そこで、企業のコンサルティングを行う中で、そうした若者たちの考えを伺ってみると、大きく2つのタイプに分類できました。

一つ目は、「うまく電話応対ができないから」というもの。

「恥ずかしい」「会社に迷惑をかけてしまうから」などの理由から電話に出ないという“ちょい勘違い”タイプ。

二つ目は、「面倒臭い」「固定電話に出たことがないから」といった“完全自己中”タイプ。

これら二つのタイプの原因は、一見異なるように見えますが、実は根底は同じ。どちらも「電話に出るのが怖い」という恐怖の感情が根づいているのです。

「テレワークだから電話はいらない」といえるのか

さらに、新型コロナウイルスの問題が発生し、テレワークが増えている現在は、「テレワークの時代だから、そもそも電話に出なくても仕事はできますよね」との声もあります。

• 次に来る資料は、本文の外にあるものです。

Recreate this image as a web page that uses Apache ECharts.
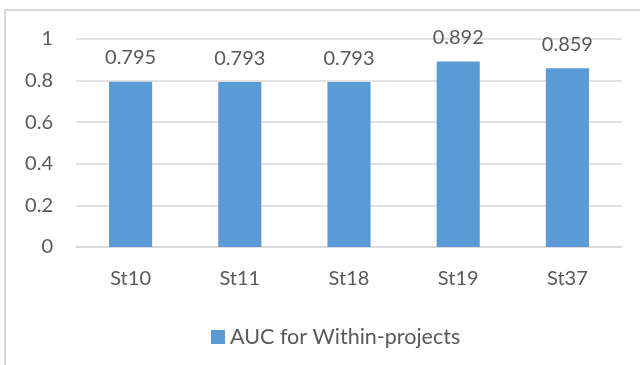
<!DOCTYPE html>
<html>
<head>
<meta charset="utf-8">
<script src="https://cdn.jsdelivr.net/npm/echarts@6/dist/echarts.min.js"></script>
<style>
  html, body { margin: 0; padding: 0; background: #fff; }
  #chart { width: 640px; height: 365px; }
</style>
</head>
<body>
<div id="chart"></div>
<script>
// Study categories and their AUC scores
const categories = ['St10', 'St11', 'St18', 'St19', 'St37'];
const aucValues = [0.795, 0.793, 0.793, 0.892, 0.859];
const seriesName = 'AUC for Within-projects';
const yTicks = { min: 0, max: 1, interval: 0.2 };

const textColor = '#595959';
const fontFamily = 'Lato, "Open Sans", sans-serif';

const chart = echarts.init(document.getElementById('chart'), null, { renderer: 'canvas' });
chart.setOption({
  animation: false,
  backgroundColor: '#ffffff',
  grid: { left: 76, right: 18, top: 39, bottom: 118 },
  graphic: [{
    type: 'polyline',
    shape: { points: [[5, 365], [5, 10], [640, 10]] },
    style: { stroke: '#d9d9d9', lineWidth: 2, fill: null },
    silent: true
  }],
  legend: {
    data: [seriesName],
    top: 321,
    left: 206,
    icon: 'rect',
    itemWidth: 14,
    itemHeight: 14,
    itemGap: 6,
    textStyle: { color: textColor, fontSize: 21.5, fontFamily: fontFamily }
  },
  xAxis: {
    type: 'category',
    data: categories,
    axisLine: { show: true, lineStyle: { color: '#d9d9d9', width: 1.5 } },
    axisTick: { show: false },
    axisLabel: { color: textColor, fontSize: 20, fontFamily: fontFamily, margin: 22 }
  },
  yAxis: {
    type: 'value',
    min: yTicks.min,
    max: yTicks.max,
    interval: yTicks.interval,
    axisLine: { show: false },
    axisTick: { show: false },
    splitLine: { lineStyle: { color: '#d9d9d9', width: 1.5 } },
    axisLabel: {
      color: textColor, fontSize: 20, fontFamily: fontFamily, margin: 23,
      formatter: v => String(Math.round(v * 10) / 10)
    }
  },
  series: [{
    name: seriesName,
    type: 'bar',
    data: aucValues,
    barWidth: '39.5%',
    itemStyle: { color: '#5b9bd5' },
    label: {
      show: true,
      position: 'top',
      distance: 14,
      color: textColor,
      fontSize: 20,
      fontFamily: fontFamily,
      formatter: p => p.value.toFixed(3)
    }
  }]
});
</script>
</body>
</html>
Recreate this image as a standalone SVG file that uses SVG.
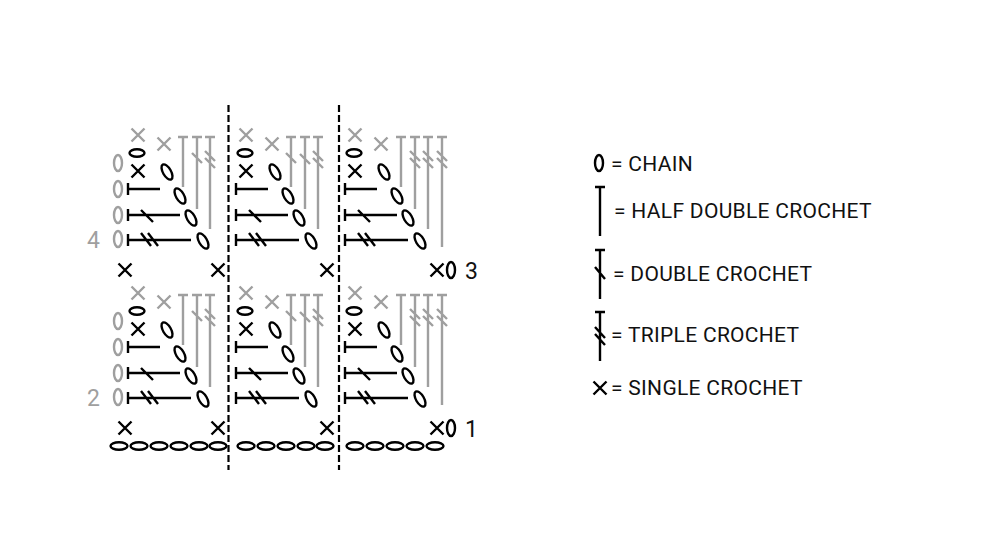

確かに、現在のビジネスにおけるコミュニケーションツールは、Eメールが主軸になりました。なので、このように言われてしまうと、上司や先輩たちは返す言葉が出てきません。

その一方で、テレワークになったからこそ、社内外問わず電話を行う機会も生まれます。そこで企業としては、電話応対の仕方をしっかり身につけてもらう必要があると考え、リモート型にしてまでも研修を行いたいのです。

また、企業の大きさ、職種に関係なく、こんな意見を寄せられます。テレワークでも社内の人たちとのコミュニケーションは、WEB会議やビジネス用のSNSでなんとかできるが、社外の人たちとは、相手の環境の問題もあるので、なかなかコミュニケーションがとりにくく困っている、とのこと。

こうした状況は、電話ができるようになるだけでほぼ解決します。考えてみてください。以前は、Eメールも、WEB会議もなかったわけです。それでも電話があれば仕事はできていたのですから、まずは、できることを考えてみましょう。